Keep to the lines from the line containing "Reproduce this chart" through the line containing "Chart.register(...registerables);": copy them exactly and leave every picture out.
--- START GIVEN DATA ---
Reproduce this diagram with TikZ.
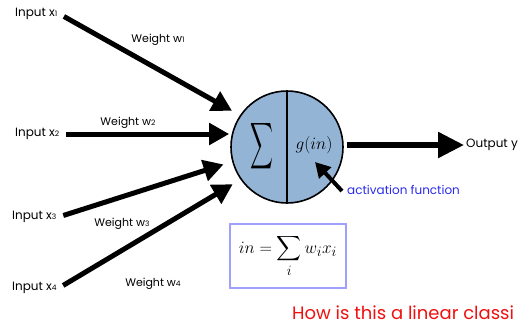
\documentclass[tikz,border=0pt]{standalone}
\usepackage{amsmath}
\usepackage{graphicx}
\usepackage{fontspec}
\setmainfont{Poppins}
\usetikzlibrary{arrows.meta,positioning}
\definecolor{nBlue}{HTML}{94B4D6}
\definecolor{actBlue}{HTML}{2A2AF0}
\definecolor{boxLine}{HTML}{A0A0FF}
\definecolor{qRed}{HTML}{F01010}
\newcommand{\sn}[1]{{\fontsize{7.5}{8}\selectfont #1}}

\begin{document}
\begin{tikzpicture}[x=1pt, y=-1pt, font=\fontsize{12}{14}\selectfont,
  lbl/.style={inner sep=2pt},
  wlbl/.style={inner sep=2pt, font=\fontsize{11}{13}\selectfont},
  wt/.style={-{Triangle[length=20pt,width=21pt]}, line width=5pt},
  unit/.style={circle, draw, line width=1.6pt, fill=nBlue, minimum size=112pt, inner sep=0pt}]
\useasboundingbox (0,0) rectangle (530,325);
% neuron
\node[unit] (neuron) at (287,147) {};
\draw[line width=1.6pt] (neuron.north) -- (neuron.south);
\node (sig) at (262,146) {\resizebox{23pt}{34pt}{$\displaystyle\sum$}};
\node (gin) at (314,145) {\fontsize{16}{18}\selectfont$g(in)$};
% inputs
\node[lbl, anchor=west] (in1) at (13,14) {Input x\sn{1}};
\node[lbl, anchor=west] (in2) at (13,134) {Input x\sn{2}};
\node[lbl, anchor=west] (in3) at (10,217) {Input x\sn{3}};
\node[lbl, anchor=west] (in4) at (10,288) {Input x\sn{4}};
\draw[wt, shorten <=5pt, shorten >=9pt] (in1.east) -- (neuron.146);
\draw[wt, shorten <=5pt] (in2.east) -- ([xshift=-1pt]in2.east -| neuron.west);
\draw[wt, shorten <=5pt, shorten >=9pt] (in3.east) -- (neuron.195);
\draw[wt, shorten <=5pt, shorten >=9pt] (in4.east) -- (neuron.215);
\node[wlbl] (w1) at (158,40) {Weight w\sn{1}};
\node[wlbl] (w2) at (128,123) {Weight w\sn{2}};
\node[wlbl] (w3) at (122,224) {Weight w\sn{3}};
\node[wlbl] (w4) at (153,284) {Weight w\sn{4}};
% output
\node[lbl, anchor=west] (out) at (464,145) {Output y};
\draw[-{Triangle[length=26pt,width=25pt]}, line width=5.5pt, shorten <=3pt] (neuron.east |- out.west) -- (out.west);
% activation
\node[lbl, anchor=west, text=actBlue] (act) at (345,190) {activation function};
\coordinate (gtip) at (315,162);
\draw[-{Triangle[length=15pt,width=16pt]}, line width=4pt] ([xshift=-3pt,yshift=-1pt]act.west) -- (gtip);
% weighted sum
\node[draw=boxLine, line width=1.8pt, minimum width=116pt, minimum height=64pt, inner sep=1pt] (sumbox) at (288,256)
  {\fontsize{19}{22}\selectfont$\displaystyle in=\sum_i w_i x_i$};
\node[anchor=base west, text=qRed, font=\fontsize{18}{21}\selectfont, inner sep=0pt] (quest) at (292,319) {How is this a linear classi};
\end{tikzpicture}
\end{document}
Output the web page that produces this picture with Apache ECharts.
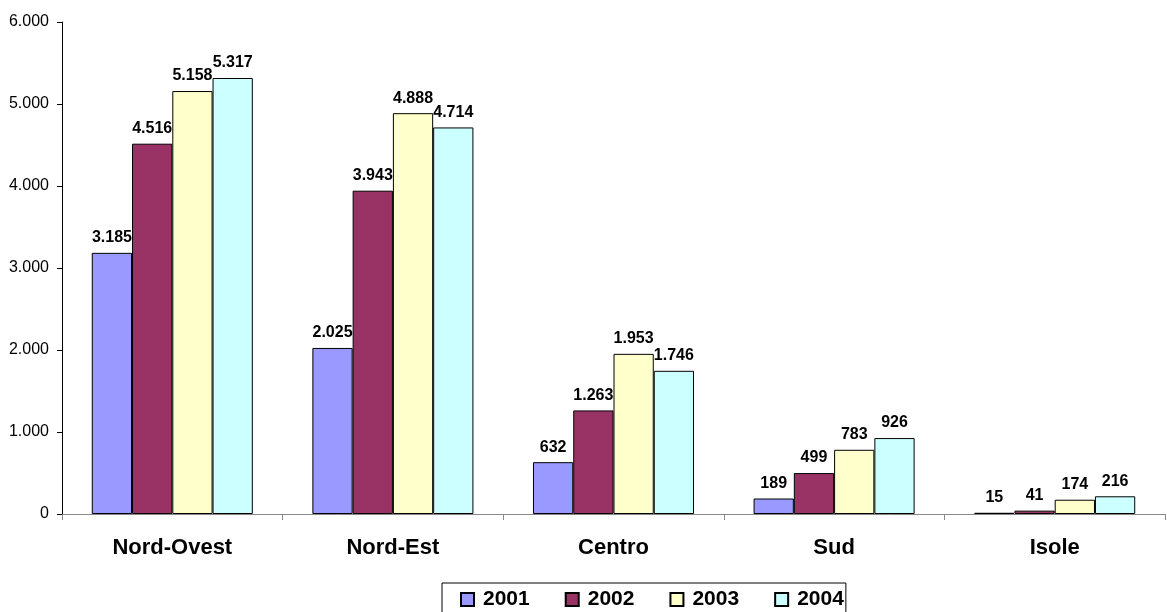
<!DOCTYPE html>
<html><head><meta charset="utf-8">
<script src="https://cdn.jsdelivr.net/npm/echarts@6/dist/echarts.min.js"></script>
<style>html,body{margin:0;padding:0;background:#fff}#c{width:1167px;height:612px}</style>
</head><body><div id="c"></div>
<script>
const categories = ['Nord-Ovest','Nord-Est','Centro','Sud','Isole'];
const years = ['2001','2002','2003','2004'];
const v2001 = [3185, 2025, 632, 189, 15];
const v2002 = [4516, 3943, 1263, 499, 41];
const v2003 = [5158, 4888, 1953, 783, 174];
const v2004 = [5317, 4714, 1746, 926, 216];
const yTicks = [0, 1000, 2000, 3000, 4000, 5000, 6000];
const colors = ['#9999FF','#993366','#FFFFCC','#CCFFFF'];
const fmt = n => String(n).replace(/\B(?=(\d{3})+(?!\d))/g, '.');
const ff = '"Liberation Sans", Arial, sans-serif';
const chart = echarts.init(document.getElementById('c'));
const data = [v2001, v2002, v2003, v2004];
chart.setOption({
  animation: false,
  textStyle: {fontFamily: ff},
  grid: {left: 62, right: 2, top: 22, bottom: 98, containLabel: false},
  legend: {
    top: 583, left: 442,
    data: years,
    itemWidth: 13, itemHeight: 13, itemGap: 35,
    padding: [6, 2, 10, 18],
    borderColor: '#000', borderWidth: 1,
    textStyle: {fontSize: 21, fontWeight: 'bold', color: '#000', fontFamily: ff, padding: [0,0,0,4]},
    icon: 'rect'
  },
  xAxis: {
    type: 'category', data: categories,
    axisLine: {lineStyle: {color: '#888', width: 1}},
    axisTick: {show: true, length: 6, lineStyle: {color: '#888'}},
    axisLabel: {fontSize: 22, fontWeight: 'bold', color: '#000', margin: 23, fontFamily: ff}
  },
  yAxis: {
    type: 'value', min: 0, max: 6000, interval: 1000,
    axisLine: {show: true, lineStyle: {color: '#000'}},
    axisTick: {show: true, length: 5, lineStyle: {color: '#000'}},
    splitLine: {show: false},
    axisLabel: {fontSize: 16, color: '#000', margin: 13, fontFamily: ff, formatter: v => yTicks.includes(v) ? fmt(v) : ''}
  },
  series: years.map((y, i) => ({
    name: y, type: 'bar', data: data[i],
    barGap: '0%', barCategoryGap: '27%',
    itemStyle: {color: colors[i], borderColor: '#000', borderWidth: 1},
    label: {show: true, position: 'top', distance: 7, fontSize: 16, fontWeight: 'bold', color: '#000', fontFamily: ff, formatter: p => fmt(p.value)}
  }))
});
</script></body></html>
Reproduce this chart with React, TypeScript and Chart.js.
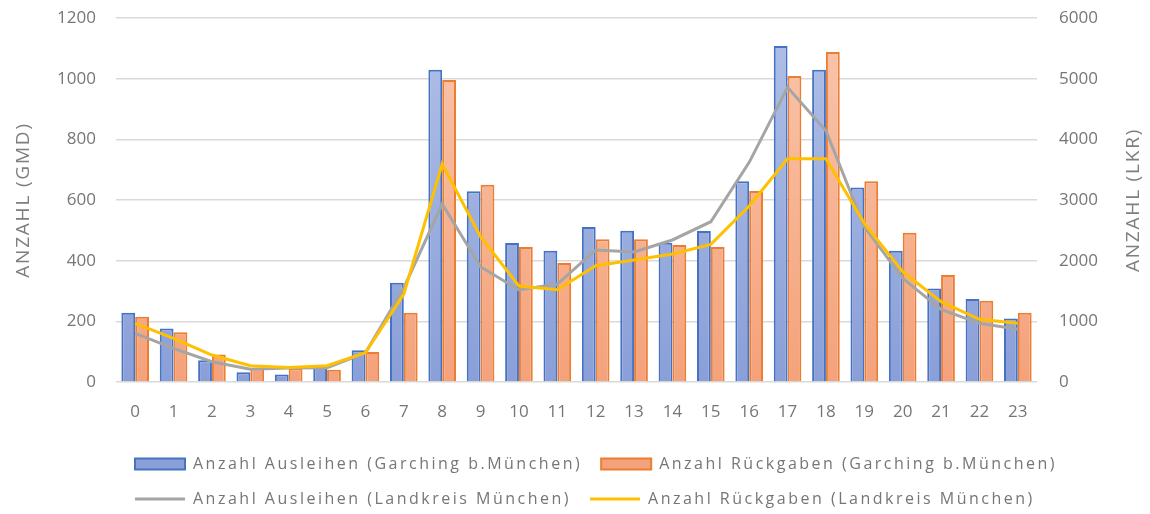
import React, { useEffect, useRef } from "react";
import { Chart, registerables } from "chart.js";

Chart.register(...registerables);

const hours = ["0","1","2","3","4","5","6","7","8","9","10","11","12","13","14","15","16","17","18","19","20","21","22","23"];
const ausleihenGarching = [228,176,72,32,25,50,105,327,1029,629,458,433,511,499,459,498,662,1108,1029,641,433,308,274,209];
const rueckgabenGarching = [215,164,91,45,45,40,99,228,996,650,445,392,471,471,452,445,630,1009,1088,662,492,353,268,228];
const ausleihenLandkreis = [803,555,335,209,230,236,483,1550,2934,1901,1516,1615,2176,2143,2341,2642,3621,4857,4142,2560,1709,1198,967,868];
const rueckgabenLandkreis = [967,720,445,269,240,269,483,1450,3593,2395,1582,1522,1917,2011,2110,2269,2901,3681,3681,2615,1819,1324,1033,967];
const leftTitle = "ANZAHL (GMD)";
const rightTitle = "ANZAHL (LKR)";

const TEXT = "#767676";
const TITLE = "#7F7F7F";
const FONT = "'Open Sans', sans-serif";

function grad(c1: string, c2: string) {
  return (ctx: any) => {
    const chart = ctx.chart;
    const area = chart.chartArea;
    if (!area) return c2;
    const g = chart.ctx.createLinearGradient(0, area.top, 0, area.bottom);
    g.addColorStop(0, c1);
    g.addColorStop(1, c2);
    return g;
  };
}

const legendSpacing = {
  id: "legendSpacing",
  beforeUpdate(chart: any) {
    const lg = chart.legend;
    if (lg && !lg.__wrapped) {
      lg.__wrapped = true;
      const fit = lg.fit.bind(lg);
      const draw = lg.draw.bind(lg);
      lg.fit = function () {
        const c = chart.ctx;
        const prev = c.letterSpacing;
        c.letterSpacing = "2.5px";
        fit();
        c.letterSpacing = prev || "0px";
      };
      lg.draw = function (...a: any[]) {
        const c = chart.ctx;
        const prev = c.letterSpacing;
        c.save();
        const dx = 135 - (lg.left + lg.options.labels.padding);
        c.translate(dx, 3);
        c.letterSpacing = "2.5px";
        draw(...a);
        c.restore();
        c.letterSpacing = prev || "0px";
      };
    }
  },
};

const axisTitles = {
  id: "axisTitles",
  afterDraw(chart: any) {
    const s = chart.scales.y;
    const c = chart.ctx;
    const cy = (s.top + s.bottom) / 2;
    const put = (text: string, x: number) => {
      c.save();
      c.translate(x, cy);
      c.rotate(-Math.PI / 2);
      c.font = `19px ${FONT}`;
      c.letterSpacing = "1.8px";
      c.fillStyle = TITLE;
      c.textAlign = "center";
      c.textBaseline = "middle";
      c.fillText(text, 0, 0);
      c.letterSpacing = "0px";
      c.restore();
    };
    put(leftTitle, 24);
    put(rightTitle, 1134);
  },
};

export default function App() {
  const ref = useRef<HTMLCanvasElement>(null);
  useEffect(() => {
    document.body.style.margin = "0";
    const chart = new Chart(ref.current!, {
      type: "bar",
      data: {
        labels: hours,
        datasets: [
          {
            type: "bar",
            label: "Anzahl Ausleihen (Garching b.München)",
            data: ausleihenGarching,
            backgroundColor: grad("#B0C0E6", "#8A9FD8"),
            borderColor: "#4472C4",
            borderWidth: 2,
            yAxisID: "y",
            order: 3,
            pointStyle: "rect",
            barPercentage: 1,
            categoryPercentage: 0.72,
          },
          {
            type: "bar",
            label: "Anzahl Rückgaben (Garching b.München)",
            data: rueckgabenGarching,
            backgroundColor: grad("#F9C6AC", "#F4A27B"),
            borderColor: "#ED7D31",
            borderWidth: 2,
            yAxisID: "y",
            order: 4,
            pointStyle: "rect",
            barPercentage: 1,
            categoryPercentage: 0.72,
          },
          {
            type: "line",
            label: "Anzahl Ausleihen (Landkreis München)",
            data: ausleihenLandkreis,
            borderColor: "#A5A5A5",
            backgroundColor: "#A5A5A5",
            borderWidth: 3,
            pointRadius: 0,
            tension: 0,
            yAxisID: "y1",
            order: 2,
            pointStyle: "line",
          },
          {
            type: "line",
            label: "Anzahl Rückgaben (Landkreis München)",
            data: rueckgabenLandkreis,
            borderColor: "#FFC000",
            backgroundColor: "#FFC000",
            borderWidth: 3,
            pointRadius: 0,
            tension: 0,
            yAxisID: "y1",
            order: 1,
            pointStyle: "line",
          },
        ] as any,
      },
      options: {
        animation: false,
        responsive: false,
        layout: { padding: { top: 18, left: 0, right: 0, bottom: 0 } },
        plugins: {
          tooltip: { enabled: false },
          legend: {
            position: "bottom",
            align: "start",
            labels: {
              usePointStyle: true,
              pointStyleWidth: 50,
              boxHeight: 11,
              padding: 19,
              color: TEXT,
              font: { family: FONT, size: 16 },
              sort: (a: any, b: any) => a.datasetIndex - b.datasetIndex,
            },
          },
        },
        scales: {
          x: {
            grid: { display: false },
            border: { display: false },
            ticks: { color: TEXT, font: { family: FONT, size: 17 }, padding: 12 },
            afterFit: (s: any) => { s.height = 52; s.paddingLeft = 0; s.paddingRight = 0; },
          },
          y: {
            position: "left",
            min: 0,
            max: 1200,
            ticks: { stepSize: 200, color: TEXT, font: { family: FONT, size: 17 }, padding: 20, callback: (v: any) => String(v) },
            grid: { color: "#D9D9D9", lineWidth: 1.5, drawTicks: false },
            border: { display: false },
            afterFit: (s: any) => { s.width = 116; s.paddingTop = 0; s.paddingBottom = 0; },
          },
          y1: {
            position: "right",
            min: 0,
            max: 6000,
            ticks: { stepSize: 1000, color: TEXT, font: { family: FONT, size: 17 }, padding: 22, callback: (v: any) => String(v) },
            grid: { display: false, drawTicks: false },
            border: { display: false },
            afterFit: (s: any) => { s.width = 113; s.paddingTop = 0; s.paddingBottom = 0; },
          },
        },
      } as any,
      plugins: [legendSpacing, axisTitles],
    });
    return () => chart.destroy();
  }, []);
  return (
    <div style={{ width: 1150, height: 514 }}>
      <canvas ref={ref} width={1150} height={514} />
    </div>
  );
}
--- END GIVEN DATA ---
RESPONSE
Reproduce this chart with React, TypeScript and Chart.js.
import React, { useEffect, useRef } from "react";
import { Chart, registerables } from "chart.js";

Chart.register(...registerables);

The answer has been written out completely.